IRINEMA carries out the tests in the hardened state at the IETcc facilities.
Flexural and compressive strengths
The objective of these tests is to determine the mechanical properties of the cementitious materials that are being developed in relation to the stresses and deformations that they may undergo in order to obtain their working limits.
The bending or flexural test is carried out at 3 points, two parallel supports for the specimen and a bending point that applies the load on the specimen at the central point between the supports. After this, the compression test was carried out on each of the half specimens obtained. In the compression test, external loads are applied to the entire surface of both faces of the sample until it breaks. In both cases, the tests have been carried out in accordance with the UNE 196-1 standard “Cement test methods. Part 1: Determination of resistance”.

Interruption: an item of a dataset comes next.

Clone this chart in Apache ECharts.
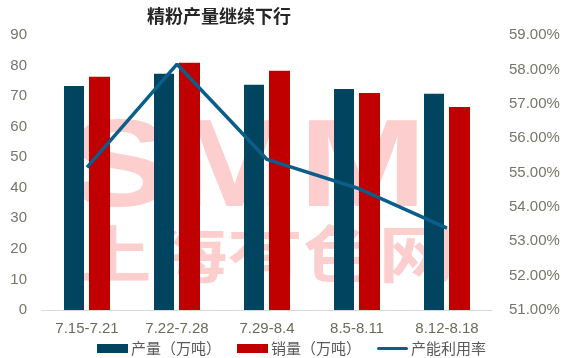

Pore volume and distribution
Pore volume and distribution of pores were determined through the mercury intrusion porosimetry method (MIP), using a Micromeritics Autopore IV 9500 porosimeter.
MIP is a technique that, by applying pressure, mercury enters into the pores of the solid. The value of the volume of mercury intruded allows the calculation of the area, pore size distribution, porosity percentage of the material, and real and apparent densities. Identifying the porosity and pore structure of the materials provides information about its transport capabilities.
Water absorption by capillarity
The coefficient of water absorption by capillarity (k) is determined through the UNE 83982-2008 standard: “Durability of concrete. Test methods. Determination of water absorption by capillarity of hardened concrete. Fargelund method”. This value depends on the interconnection of the existing pore network inside the material.
This parameter is determined by periodically measuring the weight gain of a specimen in contact with a 5 mm high layer of water.
Drying shrinkage is the long-term volume change of concrete caused by moisture loss over time in its hardened state. The determination of the linear drying shrinkage or contraction and the linear swelling or expansion in water is carried out in accordance with the UNE 80112-2016 standard: “Cement test methods. Physical tests. Determination of the drying shrinkage and the swelling in water.
The length variation (shrinkage or swelling) of each specimen is measured at different times with a digital length comparator. To enable their measurement, the prismatic specimens have two contact points inserted in the center of the lateral surfaces.